=== Do this ===
Leaving out every picture, quote the data below exactly as it appears.

=== Information supplied ===
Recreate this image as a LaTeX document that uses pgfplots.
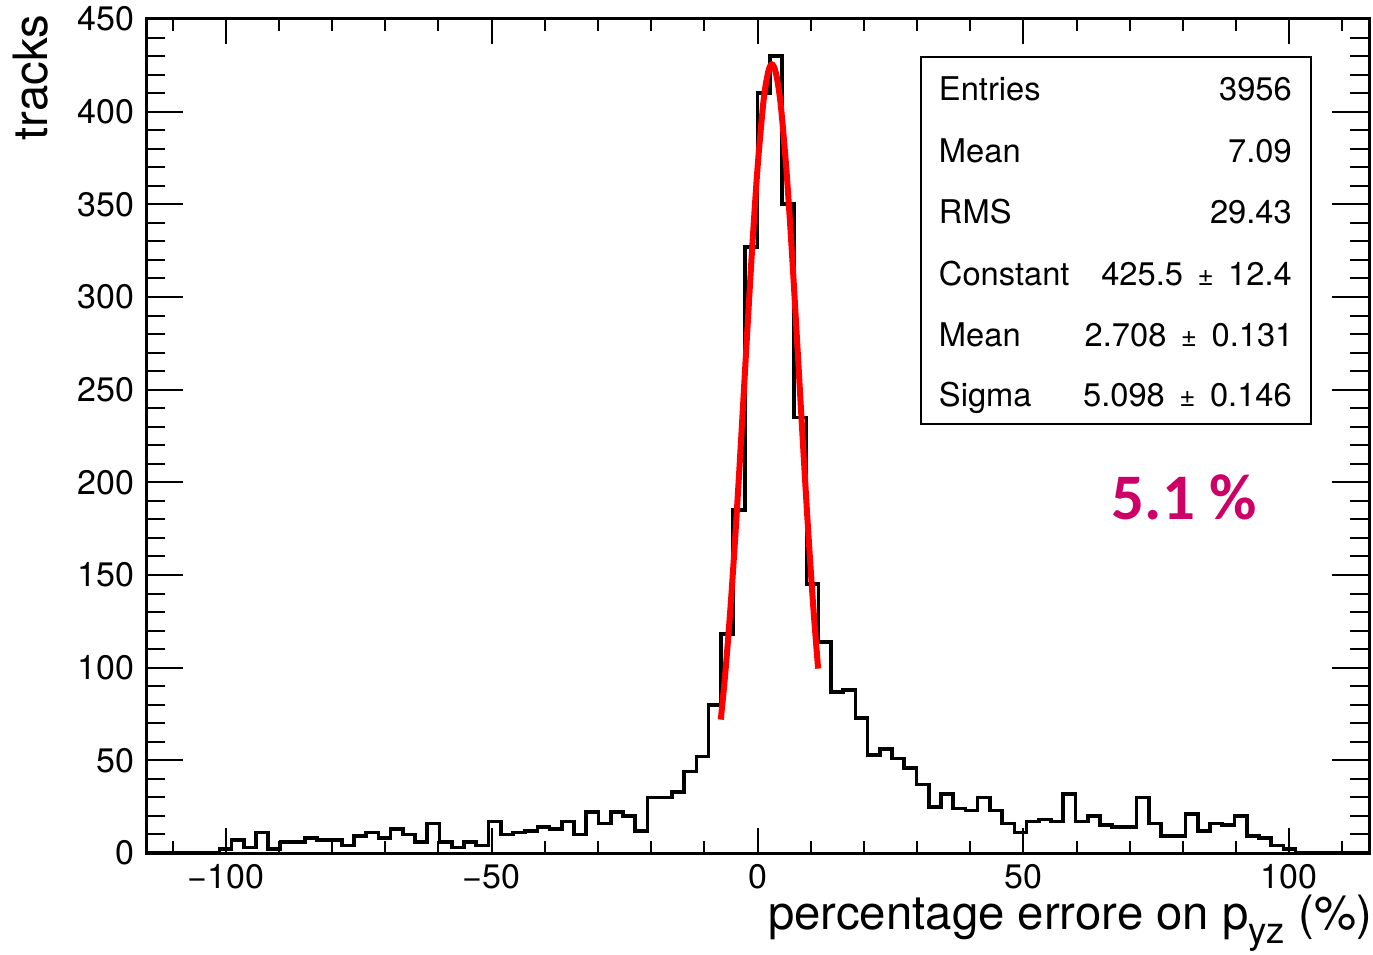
\documentclass[border=0pt]{standalone}
\usepackage{fontspec}
\setmainfont{TeX Gyre Heros}
\newfontfamily\carlito{Carlito}
\usepackage{pgfplots}
\usepackage{pgfplotstable}
\pgfplotsset{compat=1.18}
\definecolor{pctmagenta}{RGB}{204,0,102}

\pgfplotstableread{
x y
-115 0
-112.7 0
-110.4 0
-108.1 0
-105.8 0
-103.5 0
-101.2 2
-98.9 7
-96.6 3
-94.3 11
-92 2
-89.7 6
-87.4 6
-85.1 8
-82.8 7
-80.5 7
-78.2 4
-75.9 9
-73.6 11
-71.3 8
-69 13
-66.7 10
-64.4 6
-62.1 16
-59.8 6
-57.5 3
-55.2 6
-52.9 4
-50.6 17
-48.3 10
-46 11
-43.7 12
-41.4 14
-39.1 13
-36.8 17
-34.5 10
-32.2 22
-29.9 16
-27.6 22
-25.3 20
-23 12
-20.7 30
-18.4 30
-16.1 33
-13.8 44
-11.5 52
-9.2 80
-6.9 118
-4.6 185
-2.3 327
0 410
2.3 430
4.6 350
6.9 235
9.2 145
11.5 114
13.8 87
16.1 88
18.4 73
20.7 53
23 56
25.3 51
27.6 46
29.9 37
32.2 25
34.5 32
36.8 24
39.1 23
41.4 30
43.7 23
46 16
48.3 11
50.6 17
52.9 18
55.2 17
57.5 32
59.8 17
62.1 20
64.4 15
66.7 14
69 14
71.3 30
73.6 16
75.9 9
78.2 9
80.5 21
82.8 12
85.1 16
87.4 15
89.7 20
92 9
94.3 8
96.6 4
98.9 2
101.2 0
103.5 0
105.8 0
108.1 0
110.4 0
112.7 0
115 0
}\histdata

\begin{document}
\begin{tikzpicture}
\begin{axis}[
  scale only axis,
  width=366.9pt, height=250.2pt,
  xmin=-115, xmax=115, ymin=0, ymax=450,
  xtick={-100,-50,0,50,100},
  xticklabels={−100,−50,0,50,100},
  minor xtick={-110,-100,...,110},
  ytick={0,50,...,450},
  minor ytick={0,10,...,450},
  tick align=inside,
  axis line style={line width=0.9pt},
  major tick style={black, line width=0.6pt},
  minor tick style={black, line width=0.6pt},
  xtick style={/pgfplots/major tick length=7.5pt, /pgfplots/minor tick length=3.6pt},
  ytick style={/pgfplots/major tick length=11pt, /pgfplots/minor tick length=5.6pt},
  /pgf/number format/assume math mode=true,
  tick label style={font=\fontsize{10.2}{12}\selectfont},
  xlabel={percentage errore on p\raisebox{-0.55ex}{\fontsize{11}{12}\selectfont yz} (\%)},
  xlabel style={at={(rel axis cs:1.003,-0.0923)}, anchor=base east, inner sep=0pt, font=\fontsize{14.2}{17}\selectfont},
  ylabel={tracks},
  ylabel style={at={(rel axis cs:-0.0793,1.006)}, anchor=south east, inner sep=0pt, rotate=0, font=\fontsize{14.2}{17}\selectfont},
  clip=false,
]
\addplot[const plot mark left, black, line width=1.1pt, mark=none] table[x=x, y=y] {\histdata};
\addplot[red, line width=1.8pt, smooth, mark=none] coordinates {
(-6.9,72.0) (-6,98.9) (-5,135.7) (-4,179.1) (-3,227.4) (-2,277.8) (-1,326.6)
(0,369.5) (1,402.3) (1.5,413.7) (2,421.4) (2.35,424.5) (2.7,425.5) (3.05,424.5)
(3.5,420.4) (4,412.0) (4.5,400.0) (5.5,366.2) (6.5,322.7) (7.5,273.5) (8.5,223.2)
(9.5,175.2) (10.5,132.3) (11.4,99.5)
};
% statistics box
\draw[line width=0.6pt, fill=white] (axis cs:30.83,429.6) rectangle (axis cs:104.14,231.5);
\begin{scope}[every node/.style={inner sep=0pt, font=\fontsize{9.8}{12}\selectfont}]
\node[anchor=base west] at (axis cs:34.0,405.8) {Entries};
\node[anchor=base east] at (axis cs:100.6,405.8) {3956};
\node[anchor=base west] at (axis cs:34.0,372.4) {Mean};
\node[anchor=base east] at (axis cs:100.6,372.4) {7.09};
\node[anchor=base west] at (axis cs:34.0,339.5) {RMS};
\node[anchor=base east] at (axis cs:100.6,339.5) {29.43};
\node[anchor=base west] at (axis cs:34.0,306.1) {Constant};
\node[anchor=base east] at (axis cs:100.6,306.1) {425.5 \,{\fontsize{8.3}{9}\selectfont ±}\, 12.4};
\node[anchor=base west] at (axis cs:34.0,273.2) {Mean};
\node[anchor=base east] at (axis cs:100.9,273.2) {2.708 \,{\fontsize{8.3}{9}\selectfont ±}\, 0.131};
\node[anchor=base west] at (axis cs:34.0,240.8) {Sigma};
\node[anchor=base east] at (axis cs:100.6,240.8) {5.098 \,{\fontsize{8.3}{9}\selectfont ±}\, 0.146};
\end{scope}
\node[anchor=base, inner sep=0pt, text=pctmagenta, font=\carlito\bfseries\fontsize{19.5}{22}\selectfont] at (axis cs:80.3,180.2) {5.1 \%};
\coordinate (BL) at (rel axis cs:-0.11938,-0.12110);
\coordinate (TR) at (rel axis cs:1.00327,1.02278);
\end{axis}
\pgfresetboundingbox
\path[use as bounding box] (BL) rectangle (TR);
\end{tikzpicture}
\end{document}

=== Correct result ===
Recreate this image as a LaTeX document that uses pgfplots.
\documentclass[border=0pt]{standalone}
\usepackage{fontspec}
\setmainfont{TeX Gyre Heros}
\newfontfamily\carlito{Carlito}
\usepackage{pgfplots}
\usepackage{pgfplotstable}
\pgfplotsset{compat=1.18}
\definecolor{pctmagenta}{RGB}{204,0,102}

\pgfplotstableread{
x y
-115 0
-112.7 0
-110.4 0
-108.1 0
-105.8 0
-103.5 0
-101.2 2
-98.9 7
-96.6 3
-94.3 11
-92 2
-89.7 6
-87.4 6
-85.1 8
-82.8 7
-80.5 7
-78.2 4
-75.9 9
-73.6 11
-71.3 8
-69 13
-66.7 10
-64.4 6
-62.1 16
-59.8 6
-57.5 3
-55.2 6
-52.9 4
-50.6 17
-48.3 10
-46 11
-43.7 12
-41.4 14
-39.1 13
-36.8 17
-34.5 10
-32.2 22
-29.9 16
-27.6 22
-25.3 20
-23 12
-20.7 30
-18.4 30
-16.1 33
-13.8 44
-11.5 52
-9.2 80
-6.9 118
-4.6 185
-2.3 327
0 410
2.3 430
4.6 350
6.9 235
9.2 145
11.5 114
13.8 87
16.1 88
18.4 73
20.7 53
23 56
25.3 51
27.6 46
29.9 37
32.2 25
34.5 32
36.8 24
39.1 23
41.4 30
43.7 23
46 16
48.3 11
50.6 17
52.9 18
55.2 17
57.5 32
59.8 17
62.1 20
64.4 15
66.7 14
69 14
71.3 30
73.6 16
75.9 9
78.2 9
80.5 21
82.8 12
85.1 16
87.4 15
89.7 20
92 9
94.3 8
96.6 4
98.9 2
101.2 0
103.5 0
105.8 0
108.1 0
110.4 0
112.7 0
115 0
}\histdata

\begin{document}
\begin{tikzpicture}
\begin{axis}[
  scale only axis,
  width=366.9pt, height=250.2pt,
  xmin=-115, xmax=115, ymin=0, ymax=450,
  xtick={-100,-50,0,50,100},
  xticklabels={−100,−50,0,50,100},
  minor xtick={-110,-100,...,110},
  ytick={0,50,...,450},
  minor ytick={0,10,...,450},
  tick align=inside,
  axis line style={line width=0.9pt},
  major tick style={black, line width=0.6pt},
  minor tick style={black, line width=0.6pt},
  xtick style={/pgfplots/major tick length=7.5pt, /pgfplots/minor tick length=3.6pt},
  ytick style={/pgfplots/major tick length=11pt, /pgfplots/minor tick length=5.6pt},
  /pgf/number format/assume math mode=true,
  tick label style={font=\fontsize{10.2}{12}\selectfont},
  xlabel={percentage errore on p\raisebox{-0.55ex}{\fontsize{11}{12}\selectfont yz} (\%)},
  xlabel style={at={(rel axis cs:1.003,-0.0923)}, anchor=base east, inner sep=0pt, font=\fontsize{14.2}{17}\selectfont},
  ylabel={tracks},
  ylabel style={at={(rel axis cs:-0.0793,1.006)}, anchor=south east, inner sep=0pt, rotate=0, font=\fontsize{14.2}{17}\selectfont},
  clip=false,
]
\addplot[const plot mark left, black, line width=1.1pt, mark=none] table[x=x, y=y] {\histdata};
\addplot[red, line width=1.8pt, smooth, mark=none] coordinates {
(-6.9,72.0) (-6,98.9) (-5,135.7) (-4,179.1) (-3,227.4) (-2,277.8) (-1,326.6)
(0,369.5) (1,402.3) (1.5,413.7) (2,421.4) (2.35,424.5) (2.7,425.5) (3.05,424.5)
(3.5,420.4) (4,412.0) (4.5,400.0) (5.5,366.2) (6.5,322.7) (7.5,273.5) (8.5,223.2)
(9.5,175.2) (10.5,132.3) (11.4,99.5)
};
% statistics box
\draw[line width=0.6pt, fill=white] (axis cs:30.83,429.6) rectangle (axis cs:104.14,231.5);
\begin{scope}[every node/.style={inner sep=0pt, font=\fontsize{9.8}{12}\selectfont}]
\node[anchor=base west] at (axis cs:34.0,405.8) {Entries};
\node[anchor=base east] at (axis cs:100.6,405.8) {3956};
\node[anchor=base west] at (axis cs:34.0,372.4) {Mean};
\node[anchor=base east] at (axis cs:100.6,372.4) {7.09};
\node[anchor=base west] at (axis cs:34.0,339.5) {RMS};
\node[anchor=base east] at (axis cs:100.6,339.5) {29.43};
\node[anchor=base west] at (axis cs:34.0,306.1) {Constant};
\node[anchor=base east] at (axis cs:100.6,306.1) {425.5 \,{\fontsize{8.3}{9}\selectfont ±}\, 12.4};
\node[anchor=base west] at (axis cs:34.0,273.2) {Mean};
\node[anchor=base east] at (axis cs:100.9,273.2) {2.708 \,{\fontsize{8.3}{9}\selectfont ±}\, 0.131};
\node[anchor=base west] at (axis cs:34.0,240.8) {Sigma};
\node[anchor=base east] at (axis cs:100.6,240.8) {5.098 \,{\fontsize{8.3}{9}\selectfont ±}\, 0.146};
\end{scope}
\node[anchor=base, inner sep=0pt, text=pctmagenta, font=\carlito\bfseries\fontsize{19.5}{22}\selectfont] at (axis cs:80.3,180.2) {5.1 \%};
\coordinate (BL) at (rel axis cs:-0.11938,-0.12110);
\coordinate (TR) at (rel axis cs:1.00327,1.02278);
\end{axis}
\pgfresetboundingbox
\path[use as bounding box] (BL) rectangle (TR);
\end{tikzpicture}
\end{document}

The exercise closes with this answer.